5, November 2017
The Central African Economic and Monetary Community reached a key milestone this week. Heads of state meeting in Chad lifted visa requirements for their citizens traveling within the six-member regional bloc. But challenges remain to ensuring free movement and deepening economic integration.
The announcement marked the culmination of 23 years of negotiation. Citizens of Cameroon, Equatorial Guinea, Central Africa Republic, Congo-Brazzaville, Gabon and Chad no longer need visas to travel within the six-member economic bloc.
Chadian President Idris Deby made the announcement at the CEMAC heads of state summit in Ndjamena. Deby said the people have rightfully been waiting for strong actions that concretely demonstrate that the integration of central Africa is a reality, which is the main reason the Central African Economic and Monetary Community was created. He said everyone who visited Chad this week can testify that they were exempted from visa charges.
CEMAC was founded in 1994, but has trailed behind other regional blocs on the continent in lifting visa restrictions. Economist Youssouf Saleh, Chad’s former prime minister, said for CEMAC, it is better late than never. But he added that the effectiveness of the free movement of goods and people will depend on whether there is also an integrated and competitive economy and whether political divides that have hampered economic activity are broken.
Last year, the economies of Gabon and Equatorial Guinea took a hit amid the global drop in oil prices. The two countries sealed their borders to stop job-seeking youths flooding into their countries and even began expelling some migrants from other CEMAC countries.

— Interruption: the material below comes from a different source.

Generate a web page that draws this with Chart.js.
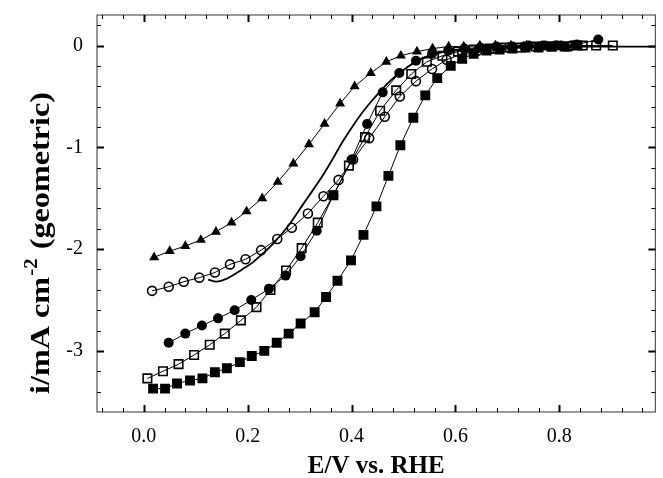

Only Chad, Cameroon and Gabon have started issuing the CEMAC biometric passports, despite a January 2014 deadline. Security concerns are also hindering free movement. At Garoua-Boulai on Cameroon’s eastern border with the C.A.R., border controls remain with travelers prevented from crossing on both sides. Cameroonian Colonel Etienne Detou said they have arrested rebel combatants from the Central African Republic trying to cross disguised as business persons and refugees.
He said although there is relative peace on the Cameroon side. But he added it should be noted there are regular incursions by armed groups and highway robbers from Central African Republic. He said the military and the police should be very vigilant and self-defense groups should participate in safeguarding their territory.

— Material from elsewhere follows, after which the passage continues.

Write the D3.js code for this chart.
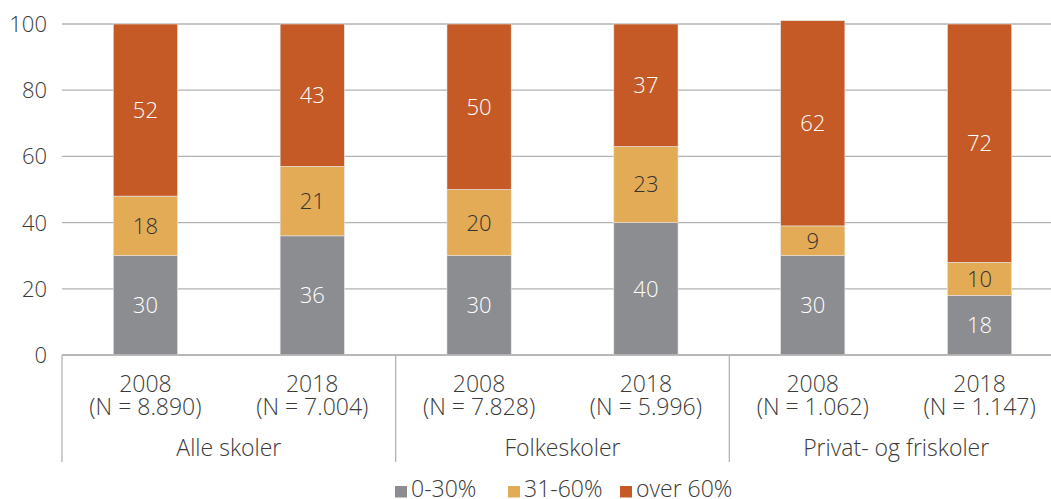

Cameroon and Chad are also limiting free movement of people at their common border. Both countries have suffered Boko Haram atrocities as well and want to make it harder for the terrorists to penetrate. CEMAC Commission President Pierre Moussa said the states are taking measures to address security concerns.
He said for the new visa-free policy to be fully effective, the heads of state have authorized the Development Bank of Central African States to pay $2 million as part of the debt they owe the International Police Organization so that they can help secure the borders of CEMAC. Other ambitious plans for CEMAC regional integration are yet to be executed, including plans to create a regional airline and to build roads linking the regional capitals.